To some extent, the opposition is following a similar tactic, Welsh added, reverting to the slogans of two decades ago. They are also looking to their base voters. Although the opposition has some support among Malays, its own base is dominated by Chinese and Indians, who make up the remaining one-third of voters.

For some senior UMNO leaders, the stakes are very personal. Party president Ahmad Zahid Hamidi, who is also facing prosecution on corruption charges, has long been pressing hard for snap elections—even though his UMNO colleague Ismail Sabri was serving as prime minister in a parliamentary term that still had nearly a year to run, and that the annual northeast monsoon and the inevitable flooding that accompany it was about to begin.

At a National Front rally in October, Zahid made no suggestions about why he wanted elections soon. Pointing to the row of National Front leaders sharing the platform with him and then at the audience, he warned darkly that they would all face prosecution should their side lose. To prevent that happening, he said, “We must win an overwhelming victory in the coming election.”

According to pollster Ibrahim Suffian of the Merdeka Center, it is quite possible that no side will win a clear mandate, possibly not even a simple majority. That could mean an Italian-style period of backroom horse-trading among party heads after the elections.

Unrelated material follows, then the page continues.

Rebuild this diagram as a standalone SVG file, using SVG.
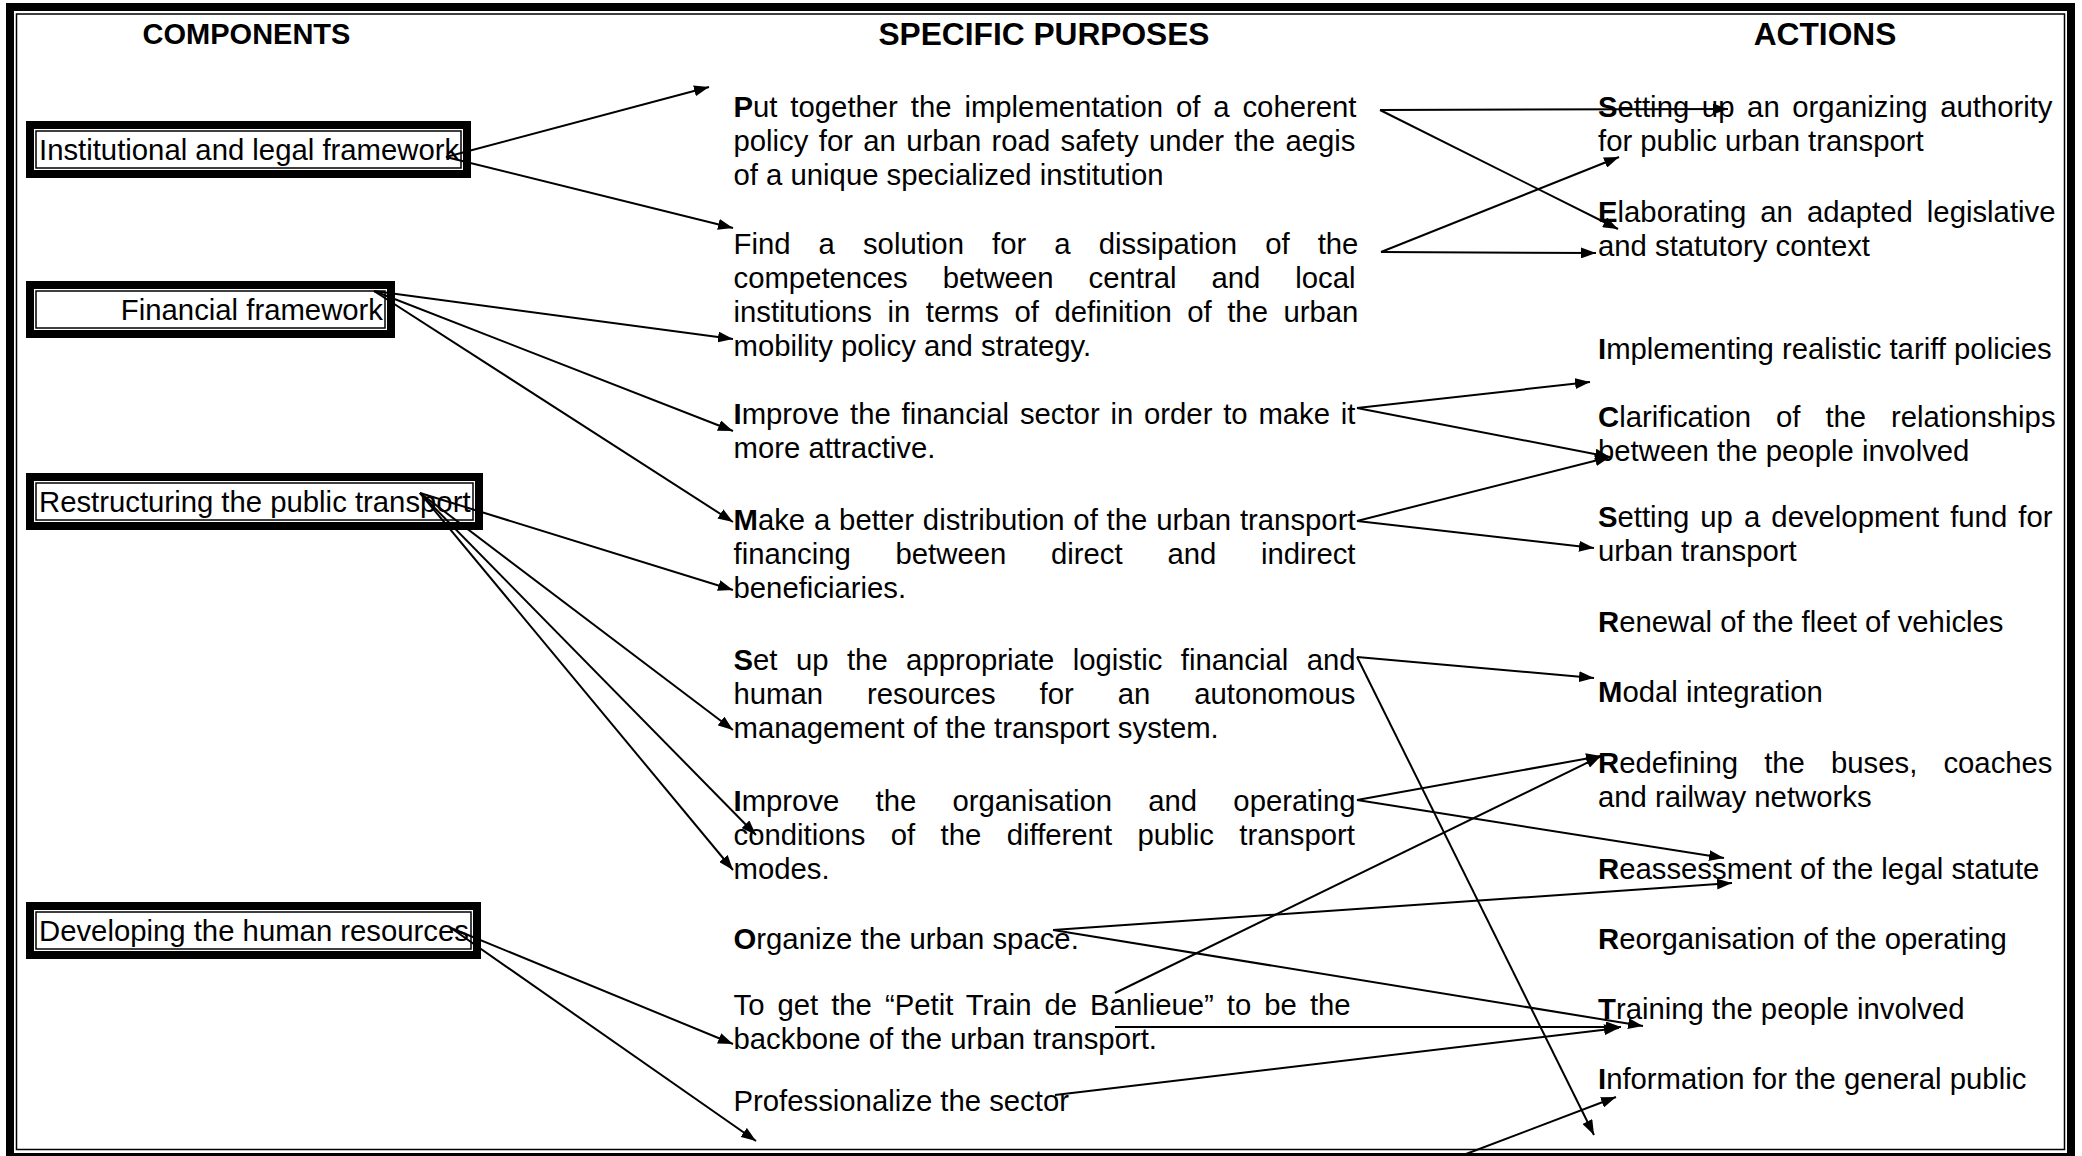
<svg xmlns="http://www.w3.org/2000/svg" width="2082" height="1156" viewBox="0 0 2082 1156">
<style>
text{font-family:"Liberation Sans",Arial,sans-serif;font-size:29.3px;fill:#000}
.h{font-weight:bold;text-anchor:middle}
.b{font-weight:bold}
.thick{fill:#fff;stroke:#000;stroke-width:8}
.thin{fill:none;stroke:#000;stroke-width:1.5}
.c line{stroke:#000;stroke-width:2;marker-end:url(#ah)}
</style>
<defs>
<marker id="ah" markerUnits="userSpaceOnUse" markerWidth="15" markerHeight="11" refX="15" refY="5.5" orient="auto">
<path d="M0,0 L15,5.5 L0,11 z" fill="#000"/>
</marker>
</defs>
<rect width="2082" height="1156" fill="#fff"/>
<g id="frame">
<rect x="10" y="7" width="2061" height="1150" fill="none" stroke="#000" stroke-width="8"/>
<rect x="16.5" y="14" width="2048" height="1135.5" class="thin"/>
</g>
<g id="headers">
<text x="246.5" y="43.5" class="h" style="font-size:29px">COMPONENTS</text>
<text x="1044" y="45" class="h" style="font-size:31.7px">SPECIFIC PURPOSES</text>
<text x="1825" y="44.5" class="h" style="font-size:31.7px">ACTIONS</text>
</g>
<g id="comp-institutional">
<rect x="30" y="125" width="437" height="49" class="thick"/>
<rect x="36" y="131" width="425" height="37" class="thin"/>
<text x="39" y="159.5">Institutional and legal framework</text>
</g>
<g id="comp-financial">
<rect x="30" y="285" width="361" height="49" class="thick"/>
<rect x="36" y="291" width="349" height="37" class="thin"/>
<text x="383" y="319.5" style="text-anchor:end">Financial framework</text>
</g>
<g id="comp-restructuring">
<rect x="30" y="477" width="449" height="49" class="thick"/>
<rect x="36" y="483" width="437" height="37" class="thin"/>
<text x="39" y="511.5">Restructuring the public transport</text>
</g>
<g id="comp-human">
<rect x="30" y="906" width="447" height="49" class="thick"/>
<rect x="36" y="912" width="435" height="37" class="thin"/>
<text x="39" y="940.5">Developing the human resources</text>
</g>
<g id="purpose-1">
<text x="733.5" y="116.5" style="word-spacing:4.75px"><tspan class="b">P</tspan>ut together the implementation of a coherent</text>
<text x="733.5" y="150.5" style="word-spacing:2.22px">policy for an urban road safety under the aegis</text>
<text x="733.5" y="184.5">of a unique specialized institution</text>
</g>
<g id="purpose-2">
<text x="733.5" y="253.5" style="word-spacing:19.94px">Find a solution for a dissipation of the</text>
<text x="733.5" y="287.5" style="word-spacing:26.85px">competences between central and local</text>
<text x="733.5" y="321.5" style="word-spacing:7.38px">institutions in terms of definition of the urban</text>
<text x="733.5" y="355.5">mobility policy and strategy.</text>
</g>
<g id="purpose-3">
<text x="733.5" y="423.5" style="word-spacing:2.64px"><tspan class="b">I</tspan>mprove the financial sector in order to make it</text>
<text x="733.5" y="457.5">more attractive.</text>
</g>
<g id="purpose-4">
<text x="733.5" y="529.5" style="word-spacing:0.69px"><tspan class="b">M</tspan>ake a better distribution of the urban transport</text>
<text x="733.5" y="563.5" style="word-spacing:36.6px">financing between direct and indirect</text>
<text x="733.5" y="597.5">beneficiaries.</text>
</g>
<g id="purpose-5">
<text x="733.5" y="669.5" style="word-spacing:10.3px"><tspan class="b">S</tspan>et up the appropriate logistic financial and</text>
<text x="733.5" y="703.5" style="word-spacing:35.8px">human resources for an autonomous</text>
<text x="733.5" y="737.5">management of the transport system.</text>
</g>
<g id="purpose-6">
<text x="733.5" y="810.5" style="word-spacing:28.06px"><tspan class="b">I</tspan>mprove the organisation and operating</text>
<text x="733.5" y="844.5" style="word-spacing:17.24px">conditions of the different public transport</text>
<text x="733.5" y="878.5">modes.</text>
</g>
<g id="purpose-7">
<text x="733.5" y="948.5"><tspan class="b">O</tspan>rganize the urban space.</text>
</g>
<g id="purpose-8">
<text x="733.5" y="1014.5" style="word-spacing:4.87px">To get the “Petit Train de Banlieue” to be the</text>
<text x="733.5" y="1048.5">backbone of the urban transport.</text>
</g>
<g id="purpose-9">
<text x="733.5" y="1110.5">Professionalize the sector</text>
</g>
<g id="action-1">
<text x="1598" y="116.5" style="word-spacing:4.5px"><tspan class="b">S</tspan>etting up an organizing authority</text>
<text x="1598" y="150.5">for public urban transport</text>
</g>
<g id="action-2">
<text x="1598" y="221.5" style="word-spacing:5.9px"><tspan class="b">E</tspan>laborating an adapted legislative</text>
<text x="1598" y="255.5">and statutory context</text>
</g>
<g id="action-3">
<text x="1598" y="358.5"><tspan class="b">I</tspan>mplementing realistic tariff policies</text>
</g>
<g id="action-4">
<text x="1598" y="426.5" style="word-spacing:16.8px"><tspan class="b">C</tspan>larification of the relationships</text>
<text x="1598" y="460.5">between the people involved</text>
</g>
<g id="action-5">
<text x="1598" y="526.5" style="word-spacing:2.94px"><tspan class="b">S</tspan>etting up a development fund for</text>
<text x="1598" y="560.5">urban transport</text>
</g>
<g id="action-6">
<text x="1598" y="631.5"><tspan class="b">R</tspan>enewal of the fleet of vehicles</text>
</g>
<g id="action-7">
<text x="1598" y="701.5"><tspan class="b">M</tspan>odal integration</text>
</g>
<g id="action-8">
<text x="1598" y="772.5" style="word-spacing:17.95px"><tspan class="b">R</tspan>edefining the buses, coaches</text>
<text x="1598" y="806.5">and railway networks</text>
</g>
<g id="action-9">
<text x="1598" y="878.5"><tspan class="b">R</tspan>eassessment of the legal statute</text>
</g>
<g id="action-10">
<text x="1598" y="948.5"><tspan class="b">R</tspan>eorganisation of the operating</text>
</g>
<g id="action-11">
<text x="1598" y="1018.5"><tspan class="b">T</tspan>raining the people involved</text>
</g>
<g id="action-12">
<text x="1598" y="1088.5"><tspan class="b">I</tspan>nformation for the general public</text>
</g>
<g id="connectors" class="c">
<line x1="446" y1="157" x2="709" y2="87"/>
<line x1="446" y1="157" x2="733" y2="228"/>
<line x1="374" y1="291" x2="733" y2="339"/>
<line x1="374" y1="291" x2="733" y2="431"/>
<line x1="374" y1="291" x2="733" y2="522"/>
<line x1="420" y1="493" x2="733" y2="590"/>
<line x1="420" y1="493" x2="733" y2="730"/>
<line x1="420" y1="493" x2="756" y2="835"/>
<line x1="420" y1="493" x2="733" y2="870"/>
<line x1="451" y1="928" x2="733" y2="1044"/>
<line x1="451" y1="928" x2="756" y2="1141"/>
<line x1="1380" y1="110" x2="1728" y2="109"/>
<line x1="1380" y1="110" x2="1618" y2="229"/>
<line x1="1381" y1="252" x2="1619" y2="157"/>
<line x1="1381" y1="252" x2="1596" y2="253"/>
<line x1="1357" y1="408" x2="1590" y2="382"/>
<line x1="1357" y1="408" x2="1610" y2="457"/>
<line x1="1357" y1="521" x2="1610" y2="457"/>
<line x1="1357" y1="521" x2="1594" y2="548"/>
<line x1="1357" y1="657" x2="1594" y2="678"/>
<line x1="1357" y1="657" x2="1594" y2="1135"/>
<line x1="1357" y1="800" x2="1601" y2="756"/>
<line x1="1357" y1="800" x2="1724" y2="858"/>
<line x1="1053" y1="930" x2="1732" y2="883"/>
<line x1="1053" y1="930" x2="1643" y2="1026"/>
<line x1="1115" y1="993" x2="1601" y2="756"/>
<line x1="1115" y1="1027" x2="1621" y2="1027"/>
<line x1="1055" y1="1095" x2="1619" y2="1028"/>
<line x1="1466" y1="1154" x2="1616" y2="1097"/>
</g>
</svg>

If that occurs, the stakes will be very high, even by the fraught standards of recent Malaysian politics. By his own account, Zahid would be facing jail time if he loses. For Anwar, who spent a total of nine years in jail on what he and his supporters deem politically motivated charges, this would likely be his last chance to become premier. With everything up for grabs, he may even want to reconsider that offer of yet another pact from the wily Mahathir.